The request:
Starting from the top of the material, restate each line exactly until the line that contains "const chart = echarts.init(document.getElementById('main'))", which is also copied. Pictures are excluded.

Given material:
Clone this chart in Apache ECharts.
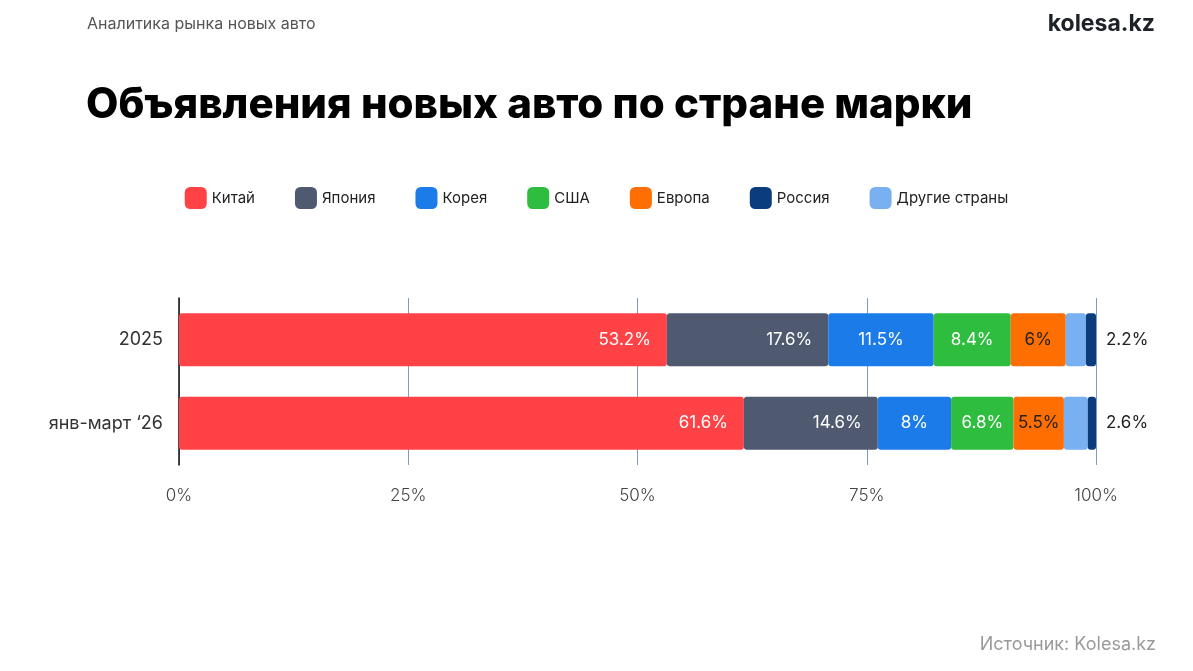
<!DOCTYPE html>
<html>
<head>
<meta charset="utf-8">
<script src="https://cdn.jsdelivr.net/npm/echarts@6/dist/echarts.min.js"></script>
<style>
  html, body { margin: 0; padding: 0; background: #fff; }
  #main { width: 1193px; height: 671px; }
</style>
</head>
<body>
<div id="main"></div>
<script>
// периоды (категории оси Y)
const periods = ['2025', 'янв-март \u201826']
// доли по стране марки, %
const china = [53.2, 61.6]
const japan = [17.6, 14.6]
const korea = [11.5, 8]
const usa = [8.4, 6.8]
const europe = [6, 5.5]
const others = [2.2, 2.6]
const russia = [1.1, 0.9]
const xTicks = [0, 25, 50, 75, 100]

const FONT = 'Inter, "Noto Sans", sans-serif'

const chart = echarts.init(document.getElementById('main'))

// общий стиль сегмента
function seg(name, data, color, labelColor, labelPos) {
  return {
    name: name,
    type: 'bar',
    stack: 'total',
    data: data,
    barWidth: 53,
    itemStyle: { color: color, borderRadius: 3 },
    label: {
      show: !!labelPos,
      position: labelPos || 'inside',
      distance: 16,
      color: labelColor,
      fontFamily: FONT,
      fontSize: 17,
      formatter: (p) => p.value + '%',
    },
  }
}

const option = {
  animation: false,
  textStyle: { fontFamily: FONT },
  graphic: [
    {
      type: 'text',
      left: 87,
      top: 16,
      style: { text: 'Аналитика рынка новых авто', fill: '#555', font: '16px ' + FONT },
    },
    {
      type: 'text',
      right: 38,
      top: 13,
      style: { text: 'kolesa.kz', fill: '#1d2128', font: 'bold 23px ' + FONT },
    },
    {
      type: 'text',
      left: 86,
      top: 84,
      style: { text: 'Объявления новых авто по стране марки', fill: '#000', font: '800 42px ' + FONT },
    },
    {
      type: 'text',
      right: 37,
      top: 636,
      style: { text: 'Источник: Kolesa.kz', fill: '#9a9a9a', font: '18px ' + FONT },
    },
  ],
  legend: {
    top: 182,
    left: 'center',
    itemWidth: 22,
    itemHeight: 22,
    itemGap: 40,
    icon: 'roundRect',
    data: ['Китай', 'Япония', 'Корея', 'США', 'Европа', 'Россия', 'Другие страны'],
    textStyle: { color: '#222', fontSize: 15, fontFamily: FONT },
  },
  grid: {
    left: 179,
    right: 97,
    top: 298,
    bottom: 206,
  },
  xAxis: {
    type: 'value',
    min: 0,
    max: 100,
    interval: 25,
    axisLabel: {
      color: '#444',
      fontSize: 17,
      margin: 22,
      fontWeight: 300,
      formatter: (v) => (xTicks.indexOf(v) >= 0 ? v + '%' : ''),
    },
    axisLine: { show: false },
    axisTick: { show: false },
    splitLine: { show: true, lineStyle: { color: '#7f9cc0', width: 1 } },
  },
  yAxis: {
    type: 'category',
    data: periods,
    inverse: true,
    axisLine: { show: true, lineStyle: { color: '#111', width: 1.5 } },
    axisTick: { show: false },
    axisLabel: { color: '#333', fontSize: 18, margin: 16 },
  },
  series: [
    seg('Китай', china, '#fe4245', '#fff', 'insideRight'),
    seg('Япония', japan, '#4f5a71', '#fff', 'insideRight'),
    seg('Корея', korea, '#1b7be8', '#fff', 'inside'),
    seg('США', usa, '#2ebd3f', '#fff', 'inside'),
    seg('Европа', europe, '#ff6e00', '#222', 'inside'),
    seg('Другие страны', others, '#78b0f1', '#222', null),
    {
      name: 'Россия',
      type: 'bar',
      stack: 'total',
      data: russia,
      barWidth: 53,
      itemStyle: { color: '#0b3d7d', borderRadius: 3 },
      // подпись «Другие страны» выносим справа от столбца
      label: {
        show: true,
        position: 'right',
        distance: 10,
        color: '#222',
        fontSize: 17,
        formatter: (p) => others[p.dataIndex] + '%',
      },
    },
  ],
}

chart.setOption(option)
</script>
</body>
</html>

Finished exercise:
Clone this chart in Apache ECharts.
<!DOCTYPE html>
<html>
<head>
<meta charset="utf-8">
<script src="https://cdn.jsdelivr.net/npm/echarts@6/dist/echarts.min.js"></script>
<style>
  html, body { margin: 0; padding: 0; background: #fff; }
  #main { width: 1193px; height: 671px; }
</style>
</head>
<body>
<div id="main"></div>
<script>
// периоды (категории оси Y)
const periods = ['2025', 'янв-март \u201826']
// доли по стране марки, %
const china = [53.2, 61.6]
const japan = [17.6, 14.6]
const korea = [11.5, 8]
const usa = [8.4, 6.8]
const europe = [6, 5.5]
const others = [2.2, 2.6]
const russia = [1.1, 0.9]
const xTicks = [0, 25, 50, 75, 100]

const FONT = 'Inter, "Noto Sans", sans-serif'

const chart = echarts.init(document.getElementById('main'))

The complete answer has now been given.